Юлия все перевернула вверх дном в его квартире. Она выгнала кухарку, нанятую Эмилией Тимм; она надавала хлестких пощечин пьяному лакею; она велела гнать прочь всех гостей, жаждущих похмелиться, и, наверное, она могла бы сказать Брюллову те самые слова, которые однажды отправила ему с письмом: “Я поручаю себя твоей дружбе, которая для меня более чем драгоценна, и повторяю тебе, что никто в мире не восхищается тобой и не любит тебя так, как я – твоя верная подруга”.
Так может писать и говорить только любящая женщина…

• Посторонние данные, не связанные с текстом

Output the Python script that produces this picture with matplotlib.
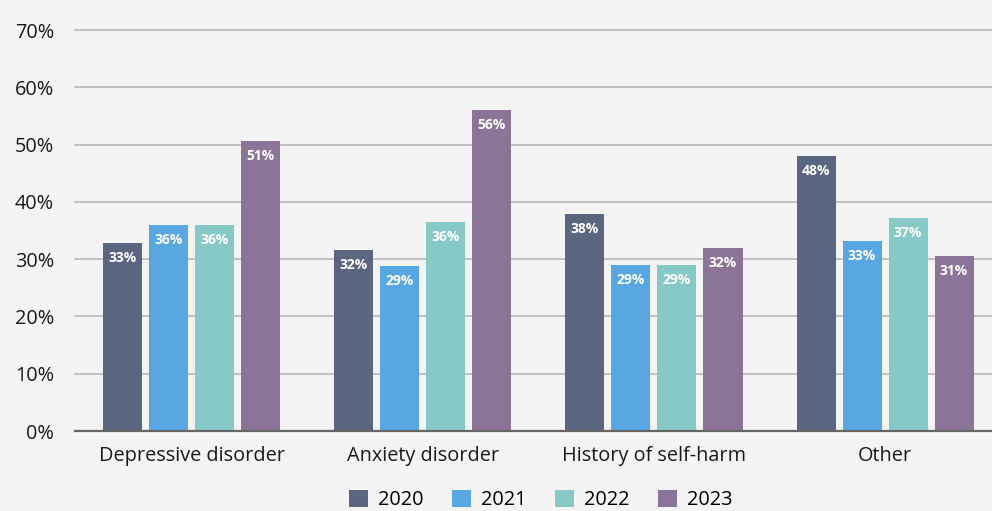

Утешив Брюллова, она вернулась в Славянку; здесь, в интерьере парадного зала, ее изобразил художник Петр Басин, приятель Брюллова, знавший Самойлову еще по жизни в Италии. Басин исполнил потрет женщины в сдержанной манере, графиня как бы застыла в раздумье; портрет кажется лишь сухо-протокольным отчетом о внешности графини, не более того. Карл Павлович тоже начал портрет любимой женщины, однако совсем в иной манере, изобразив ее опять-таки в порыве никем не предугаданного движения – почти резкого, почти вызывающего, почти протестующего.
Так возникла знаменитая “Графиня Ю. П. Самойлова, удаляющаяся с бала у персидского посланника”. Между Самойловой и обществом, которое она покидает, Брюллов опустил тяжелую, ярко пылающую преграду занавеса, словно отрезав ей пути возвращения в общество. Она сорвала маску, представ перед нами во всем откровении своей красоты, а за портьерой занавеса – словно в тумане – колышутся смутные очертания маскарадных фигур.
Самойлова снова удаляется. Неужели… навсегда?
Занавес – словно пламя, в котором сгорает все прошлое, и обратно она уже никогда не вернется. “Санкт-Петербургские Ведомости” вскоре известили читателя, что графиня Самойлова покинула столицу, выехав в Европу… навсегда!